((

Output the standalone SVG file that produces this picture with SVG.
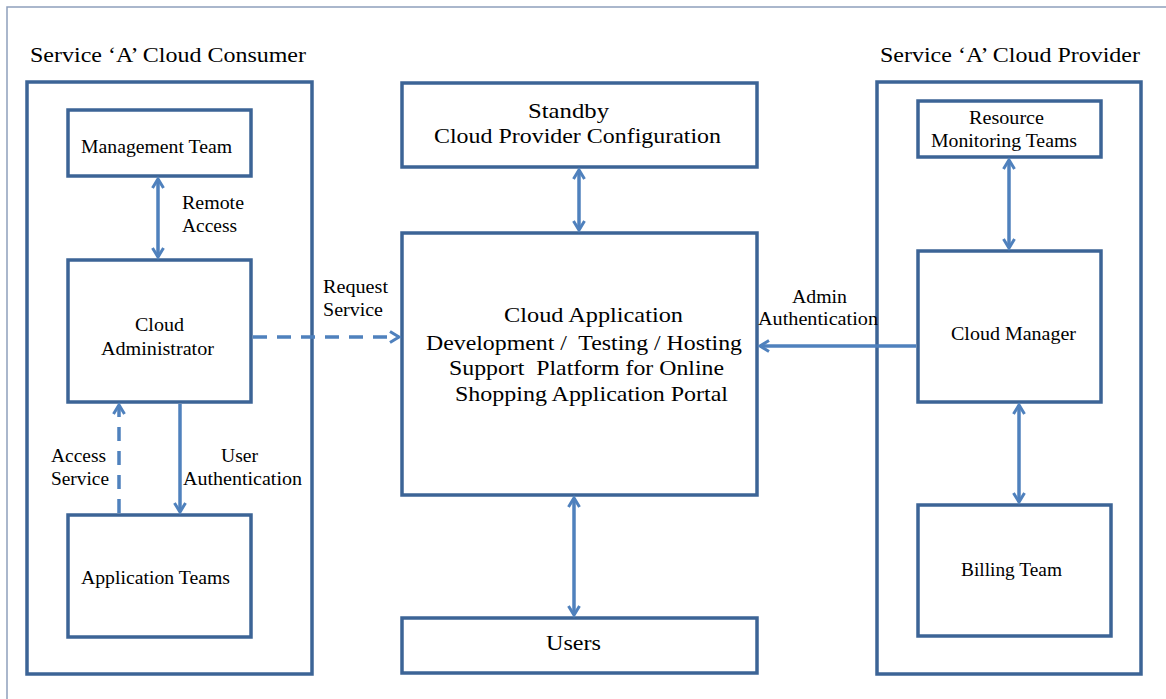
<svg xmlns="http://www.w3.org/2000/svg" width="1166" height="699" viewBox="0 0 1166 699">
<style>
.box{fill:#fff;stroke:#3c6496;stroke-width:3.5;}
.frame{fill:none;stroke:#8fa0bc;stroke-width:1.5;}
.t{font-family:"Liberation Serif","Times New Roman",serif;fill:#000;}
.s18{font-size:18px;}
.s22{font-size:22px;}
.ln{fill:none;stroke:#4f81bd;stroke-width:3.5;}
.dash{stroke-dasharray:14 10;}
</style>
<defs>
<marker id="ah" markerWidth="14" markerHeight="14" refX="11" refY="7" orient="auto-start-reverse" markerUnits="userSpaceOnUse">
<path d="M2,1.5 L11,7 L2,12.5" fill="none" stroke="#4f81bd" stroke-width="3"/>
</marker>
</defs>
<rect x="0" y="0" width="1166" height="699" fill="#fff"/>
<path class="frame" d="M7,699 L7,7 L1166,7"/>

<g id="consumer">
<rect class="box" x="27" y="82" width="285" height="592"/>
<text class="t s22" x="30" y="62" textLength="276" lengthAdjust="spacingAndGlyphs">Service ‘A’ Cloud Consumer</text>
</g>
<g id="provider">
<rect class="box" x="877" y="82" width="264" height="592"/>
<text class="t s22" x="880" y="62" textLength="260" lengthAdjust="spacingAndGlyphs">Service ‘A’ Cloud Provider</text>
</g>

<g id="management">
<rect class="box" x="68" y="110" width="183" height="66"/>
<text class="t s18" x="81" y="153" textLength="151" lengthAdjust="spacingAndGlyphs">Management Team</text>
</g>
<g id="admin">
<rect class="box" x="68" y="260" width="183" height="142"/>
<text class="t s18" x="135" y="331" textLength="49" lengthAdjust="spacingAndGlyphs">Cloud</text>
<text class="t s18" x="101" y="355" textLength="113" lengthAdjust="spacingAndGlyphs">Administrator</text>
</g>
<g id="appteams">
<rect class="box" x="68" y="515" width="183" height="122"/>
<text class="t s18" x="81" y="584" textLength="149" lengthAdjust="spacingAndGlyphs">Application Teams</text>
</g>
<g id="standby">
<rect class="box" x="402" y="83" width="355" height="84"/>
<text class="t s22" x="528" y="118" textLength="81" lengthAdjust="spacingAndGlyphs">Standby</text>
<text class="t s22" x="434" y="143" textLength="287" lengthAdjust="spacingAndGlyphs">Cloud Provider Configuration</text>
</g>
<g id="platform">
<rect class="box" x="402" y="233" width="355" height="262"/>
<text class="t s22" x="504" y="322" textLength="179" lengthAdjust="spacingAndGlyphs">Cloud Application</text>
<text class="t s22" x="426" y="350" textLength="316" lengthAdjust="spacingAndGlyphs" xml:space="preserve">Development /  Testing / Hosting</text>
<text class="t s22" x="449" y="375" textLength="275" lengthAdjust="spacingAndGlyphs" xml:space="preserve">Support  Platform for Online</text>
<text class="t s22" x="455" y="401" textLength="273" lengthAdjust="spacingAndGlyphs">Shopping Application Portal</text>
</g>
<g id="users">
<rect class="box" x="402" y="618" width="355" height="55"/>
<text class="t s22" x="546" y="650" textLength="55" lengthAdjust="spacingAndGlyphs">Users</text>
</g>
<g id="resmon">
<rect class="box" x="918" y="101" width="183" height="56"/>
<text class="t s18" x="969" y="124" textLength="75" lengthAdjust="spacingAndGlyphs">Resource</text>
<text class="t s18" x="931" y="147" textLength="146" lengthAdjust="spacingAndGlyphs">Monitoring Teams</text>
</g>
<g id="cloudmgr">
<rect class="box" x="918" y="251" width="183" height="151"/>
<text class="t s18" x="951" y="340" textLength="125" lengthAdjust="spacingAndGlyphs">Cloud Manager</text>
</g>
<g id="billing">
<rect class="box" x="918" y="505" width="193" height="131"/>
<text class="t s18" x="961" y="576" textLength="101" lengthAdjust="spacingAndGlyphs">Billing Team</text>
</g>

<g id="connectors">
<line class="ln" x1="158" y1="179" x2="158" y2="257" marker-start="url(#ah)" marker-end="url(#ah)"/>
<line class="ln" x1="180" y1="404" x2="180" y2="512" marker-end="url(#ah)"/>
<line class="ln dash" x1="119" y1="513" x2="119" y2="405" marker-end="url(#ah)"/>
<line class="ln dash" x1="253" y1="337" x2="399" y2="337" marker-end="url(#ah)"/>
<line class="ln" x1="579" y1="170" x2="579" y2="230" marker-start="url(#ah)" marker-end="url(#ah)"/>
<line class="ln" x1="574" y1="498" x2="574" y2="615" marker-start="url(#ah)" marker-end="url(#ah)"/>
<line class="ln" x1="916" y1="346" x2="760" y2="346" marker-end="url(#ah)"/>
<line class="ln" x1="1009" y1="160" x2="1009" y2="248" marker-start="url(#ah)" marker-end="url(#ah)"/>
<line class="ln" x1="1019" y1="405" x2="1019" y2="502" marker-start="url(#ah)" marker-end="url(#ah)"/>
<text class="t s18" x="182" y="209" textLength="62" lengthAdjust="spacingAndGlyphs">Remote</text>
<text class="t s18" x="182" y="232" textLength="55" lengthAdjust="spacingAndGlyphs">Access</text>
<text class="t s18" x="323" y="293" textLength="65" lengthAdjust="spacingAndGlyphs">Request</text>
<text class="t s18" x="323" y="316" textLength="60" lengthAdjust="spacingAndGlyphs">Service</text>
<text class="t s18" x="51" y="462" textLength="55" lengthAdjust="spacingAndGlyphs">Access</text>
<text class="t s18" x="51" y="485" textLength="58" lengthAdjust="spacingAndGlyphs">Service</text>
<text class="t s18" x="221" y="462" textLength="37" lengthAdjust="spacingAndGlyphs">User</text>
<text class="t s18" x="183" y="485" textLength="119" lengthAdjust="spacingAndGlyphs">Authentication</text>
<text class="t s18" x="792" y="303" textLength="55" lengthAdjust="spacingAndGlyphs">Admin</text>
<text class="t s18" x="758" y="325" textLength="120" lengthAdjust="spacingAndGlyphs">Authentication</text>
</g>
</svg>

))

Given problem: Without the images, write out each line of the data verbatim.

Solution to this problem:
Output the standalone SVG file that produces this picture with SVG.
<svg xmlns="http://www.w3.org/2000/svg" width="1166" height="699" viewBox="0 0 1166 699">
<style>
.box{fill:#fff;stroke:#3c6496;stroke-width:3.5;}
.frame{fill:none;stroke:#8fa0bc;stroke-width:1.5;}
.t{font-family:"Liberation Serif","Times New Roman",serif;fill:#000;}
.s18{font-size:18px;}
.s22{font-size:22px;}
.ln{fill:none;stroke:#4f81bd;stroke-width:3.5;}
.dash{stroke-dasharray:14 10;}
</style>
<defs>
<marker id="ah" markerWidth="14" markerHeight="14" refX="11" refY="7" orient="auto-start-reverse" markerUnits="userSpaceOnUse">
<path d="M2,1.5 L11,7 L2,12.5" fill="none" stroke="#4f81bd" stroke-width="3"/>
</marker>
</defs>
<rect x="0" y="0" width="1166" height="699" fill="#fff"/>
<path class="frame" d="M7,699 L7,7 L1166,7"/>

<g id="consumer">
<rect class="box" x="27" y="82" width="285" height="592"/>
<text class="t s22" x="30" y="62" textLength="276" lengthAdjust="spacingAndGlyphs">Service ‘A’ Cloud Consumer</text>
</g>
<g id="provider">
<rect class="box" x="877" y="82" width="264" height="592"/>
<text class="t s22" x="880" y="62" textLength="260" lengthAdjust="spacingAndGlyphs">Service ‘A’ Cloud Provider</text>
</g>

<g id="management">
<rect class="box" x="68" y="110" width="183" height="66"/>
<text class="t s18" x="81" y="153" textLength="151" lengthAdjust="spacingAndGlyphs">Management Team</text>
</g>
<g id="admin">
<rect class="box" x="68" y="260" width="183" height="142"/>
<text class="t s18" x="135" y="331" textLength="49" lengthAdjust="spacingAndGlyphs">Cloud</text>
<text class="t s18" x="101" y="355" textLength="113" lengthAdjust="spacingAndGlyphs">Administrator</text>
</g>
<g id="appteams">
<rect class="box" x="68" y="515" width="183" height="122"/>
<text class="t s18" x="81" y="584" textLength="149" lengthAdjust="spacingAndGlyphs">Application Teams</text>
</g>
<g id="standby">
<rect class="box" x="402" y="83" width="355" height="84"/>
<text class="t s22" x="528" y="118" textLength="81" lengthAdjust="spacingAndGlyphs">Standby</text>
<text class="t s22" x="434" y="143" textLength="287" lengthAdjust="spacingAndGlyphs">Cloud Provider Configuration</text>
</g>
<g id="platform">
<rect class="box" x="402" y="233" width="355" height="262"/>
<text class="t s22" x="504" y="322" textLength="179" lengthAdjust="spacingAndGlyphs">Cloud Application</text>
<text class="t s22" x="426" y="350" textLength="316" lengthAdjust="spacingAndGlyphs" xml:space="preserve">Development /  Testing / Hosting</text>
<text class="t s22" x="449" y="375" textLength="275" lengthAdjust="spacingAndGlyphs" xml:space="preserve">Support  Platform for Online</text>
<text class="t s22" x="455" y="401" textLength="273" lengthAdjust="spacingAndGlyphs">Shopping Application Portal</text>
</g>
<g id="users">
<rect class="box" x="402" y="618" width="355" height="55"/>
<text class="t s22" x="546" y="650" textLength="55" lengthAdjust="spacingAndGlyphs">Users</text>
</g>
<g id="resmon">
<rect class="box" x="918" y="101" width="183" height="56"/>
<text class="t s18" x="969" y="124" textLength="75" lengthAdjust="spacingAndGlyphs">Resource</text>
<text class="t s18" x="931" y="147" textLength="146" lengthAdjust="spacingAndGlyphs">Monitoring Teams</text>
</g>
<g id="cloudmgr">
<rect class="box" x="918" y="251" width="183" height="151"/>
<text class="t s18" x="951" y="340" textLength="125" lengthAdjust="spacingAndGlyphs">Cloud Manager</text>
</g>
<g id="billing">
<rect class="box" x="918" y="505" width="193" height="131"/>
<text class="t s18" x="961" y="576" textLength="101" lengthAdjust="spacingAndGlyphs">Billing Team</text>
</g>

<g id="connectors">
<line class="ln" x1="158" y1="179" x2="158" y2="257" marker-start="url(#ah)" marker-end="url(#ah)"/>
<line class="ln" x1="180" y1="404" x2="180" y2="512" marker-end="url(#ah)"/>
<line class="ln dash" x1="119" y1="513" x2="119" y2="405" marker-end="url(#ah)"/>
<line class="ln dash" x1="253" y1="337" x2="399" y2="337" marker-end="url(#ah)"/>
<line class="ln" x1="579" y1="170" x2="579" y2="230" marker-start="url(#ah)" marker-end="url(#ah)"/>
<line class="ln" x1="574" y1="498" x2="574" y2="615" marker-start="url(#ah)" marker-end="url(#ah)"/>
<line class="ln" x1="916" y1="346" x2="760" y2="346" marker-end="url(#ah)"/>
<line class="ln" x1="1009" y1="160" x2="1009" y2="248" marker-start="url(#ah)" marker-end="url(#ah)"/>
<line class="ln" x1="1019" y1="405" x2="1019" y2="502" marker-start="url(#ah)" marker-end="url(#ah)"/>
<text class="t s18" x="182" y="209" textLength="62" lengthAdjust="spacingAndGlyphs">Remote</text>
<text class="t s18" x="182" y="232" textLength="55" lengthAdjust="spacingAndGlyphs">Access</text>
<text class="t s18" x="323" y="293" textLength="65" lengthAdjust="spacingAndGlyphs">Request</text>
<text class="t s18" x="323" y="316" textLength="60" lengthAdjust="spacingAndGlyphs">Service</text>
<text class="t s18" x="51" y="462" textLength="55" lengthAdjust="spacingAndGlyphs">Access</text>
<text class="t s18" x="51" y="485" textLength="58" lengthAdjust="spacingAndGlyphs">Service</text>
<text class="t s18" x="221" y="462" textLength="37" lengthAdjust="spacingAndGlyphs">User</text>
<text class="t s18" x="183" y="485" textLength="119" lengthAdjust="spacingAndGlyphs">Authentication</text>
<text class="t s18" x="792" y="303" textLength="55" lengthAdjust="spacingAndGlyphs">Admin</text>
<text class="t s18" x="758" y="325" textLength="120" lengthAdjust="spacingAndGlyphs">Authentication</text>
</g>
</svg>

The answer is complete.